We set our sights on the famed Narrows hike. While it can be as famous for its crowds as its beauty, we were there in the off season and it just seemed insane to skip the opportunity to walk the Virgin River in relative solitude. So we checked in to make sure the water levels were good, dug out our fishing waders and my Outex housing and headed into the canyon.

Once the hike enters the river, the canyon has a quiet about it, a hush broken only by the gurgle of the moving water and the occasional rock or piece of ice falling from the surrounding cliffs. We weren’t alone there and ran into a small handful of other people, but the quiet was deep enough to allow a sense of real solitude to settle in. To unfurl the tightness that creeps in after too many days in the car, too many uninterrupted hours of numbing freeway driving. 

We hiked along, sloshing in the water, moving to accommodate the current and the depth, enveloped by red rock and mysterious curves and deep shadow. We chatted here and there and then returned to our own thoughts. We stopped to simply sit and admire the canyon in its glory. We loosened our grip and the hidden places where we store those last emergency rations of stress and tension finally let go their stock. 

It’s so easy not to notice the tiny ways we narrow our worlds, the ways we block out the light and air and suffocate the joy.

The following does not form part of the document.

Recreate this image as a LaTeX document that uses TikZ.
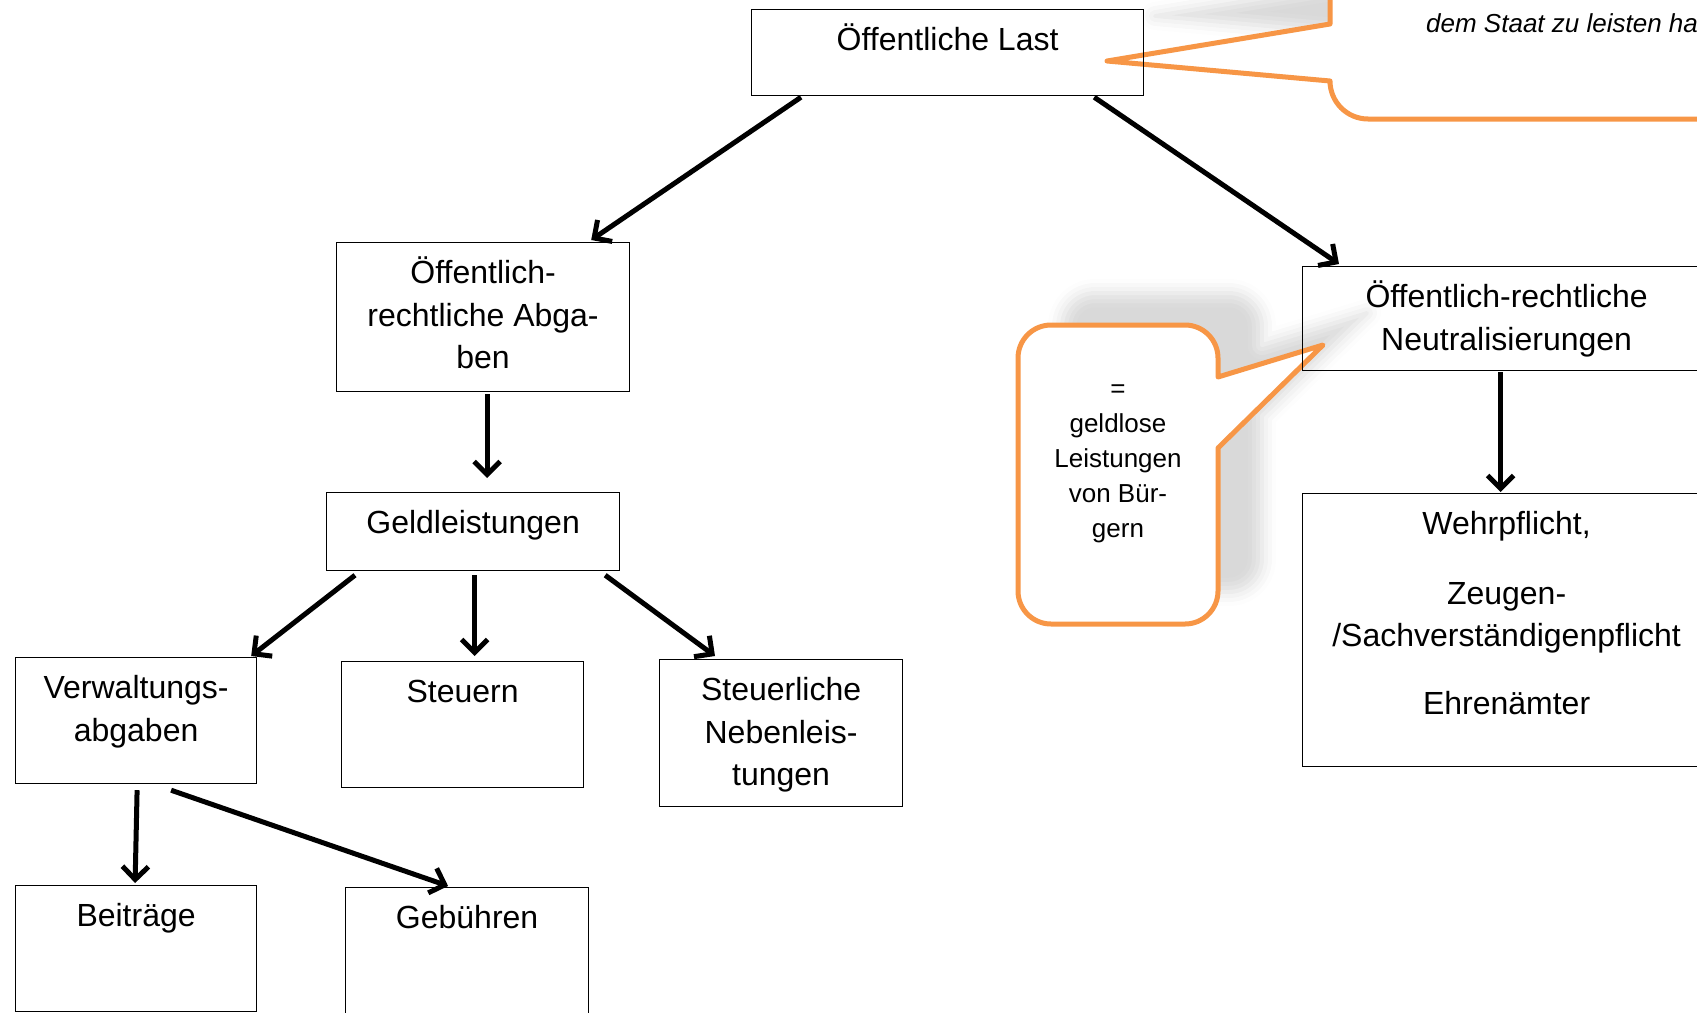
\documentclass[tikz,border=0pt]{standalone}
\usepackage{fontspec}
\setmainfont{Liberation Sans}
\usepackage{tikz}
\usetikzlibrary{arrows.meta, calc, shadows.blur}
\definecolor{calloutorange}{RGB}{247,150,70}
\newcommand{\boxtxt}[3]{\parbox[c][#2][t]{#1}{\centering\rule{0pt}{41pt}#3}}

\begin{document}
\begin{tikzpicture}[x=1pt, y=-1pt,
  box/.style={rectangle, draw=black, line width=1.2pt, inner sep=0pt, anchor=north west,
              font=\fontsize{32}{42.5}\selectfont},
  callout/.style={draw=calloutorange, line width=5pt, fill=white, line join=round},
  calltext/.style={inner sep=0pt, align=center, font=\fontsize{26}{35}\selectfont},
  arrow/.style={-{Straight Barb[length=13pt, width=26pt]}, line width=5pt}
]
\useasboundingbox (0,0) rectangle (1697,1012);
\clip (0,0) rectangle (1697,1012);

\draw[callout, blur shadow={shadow xshift=48pt, shadow yshift=45pt,
      shadow opacity=15, shadow blur radius=14pt}]
  (1330,24) -- (1107,61) -- (1330,81) [rounded corners=38pt] -- (1330,119) -- (1760,119)
  -- (1760,-60) [sharp corners] -- (1330,-60) -- cycle;
\node[calltext, anchor=base west, font=\fontsize{26}{35}\selectfont\itshape] (calltop)
  at (1426,32.5) {dem Staat zu leisten haben};

\draw[callout, blur shadow={shadow xshift=44pt, shadow yshift=32pt,
      shadow opacity=15, shadow blur radius=14pt}]
  (1218,377) -- (1323,345) -- (1218,448) [rounded corners=33pt] -- (1218,624) -- (1018,624)
  -- (1018,325) -- (1218,325) [sharp corners] -- cycle;
\node[calltext, anchor=north] (calltxt) at (1118,371)
  {\rule{0pt}{26pt}=\\geldlose\\Leistungen\\von Bür-\\gern};

\node[box] (last) at (751,9) {\boxtxt{392pt}{86pt}{Öffentliche Last}};
\node[box] (abg) at (336,242) {\boxtxt{293pt}{149pt}{Öffentlich-\\rechtliche Abga-\\ben}};
\node[box] (geld) at (326,492) {\boxtxt{293pt}{78pt}{Geldleistungen}};
\node[box] (verw) at (15,657) {\boxtxt{241pt}{126pt}{Verwaltungs-\\abgaben}};
\node[box] (steu) at (341,661) {\boxtxt{242pt}{126pt}{Steuern}};
\node[box] (neben) at (659,659) {\boxtxt{243pt}{147pt}{Steuerliche\\Nebenleis-\\tungen}};
\node[box] (beit) at (15,885) {\boxtxt{241pt}{126pt}{Beiträge}};
\node[box] (geb) at (345,887) {\boxtxt{243pt}{126pt}{Gebühren}};
\node[box] (neut) at (1302,266) {\boxtxt{408pt}{104pt}{Öffentlich-rechtliche\\Neutralisierungen}};
\node[box] (wehr) at (1302,493)
  {\boxtxt{408pt}{273pt}{Wehrpflicht,\\[27pt]Zeugen-\\/Sachverständigenpflicht\\[25.5pt]Ehrenämter}};

\draw[arrow] ($(last.south west)+(50,1)$) -- ($(abg.north east)+(-39,-2)$);
\draw[arrow] ($(last.south east)+(-50,1)$) -- ($(neut.north west)+(37,-2)$);
\draw[arrow] ($(abg.south)+(4,2)$) -- ($(geld.north)+(14,-14)$);
\draw[arrow] ($(geld.south west)+(29,4)$) -- ($(verw.north east)+(-6,-1)$);
\draw[arrow] ($(geld.south)+(1.5,4)$) -- ($(steu.north)+(12,-5)$);
\draw[arrow] ($(geld.south east)+(-15,4)$) -- ($(neben.north west)+(56,-3)$);
\draw[arrow] ($(verw.south)+(1,6)$) -- ($(beit.north)+(-1,-2)$);
\draw[arrow] ($(verw.south)+(35,6)$) -- ($(geb.north)+(-19,-1)$);
\draw[arrow] ($(neut.south)+(-6,1)$) -- ($(wehr.north)+(-6,-1)$);

\end{tikzpicture}
\end{document}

We were on a deadline and had to make Tucson by Justin’s contracted start date, but in a matter of mere days we’d begun to succumb to the rushing, to the hurry that circumscribed our view to the deja-vu of truck stops and four-lane highways and Wal-Mart parking lots. 

Sometimes there just are deadlines and Wal-Marts-  life on the road simply isn’t always Instagram-worthy sunsets and idyllic campsites reached at a leisurely pace. But we can still keep our worlds expanded, we can still resist the urge to feel rushed and hurried and instead search out ways to bring width into even the most routine highway routes.

The cool water of the Virgin River scrubbed the hurry right off, rinsed the rush out of the crevices. The deadline was still there, but the sandy red rock of the canyon sloughed off any remaining layers of its hold on us until we were smooth as river stones.

Our hike may have been the Narrows, but it opened us wide once again.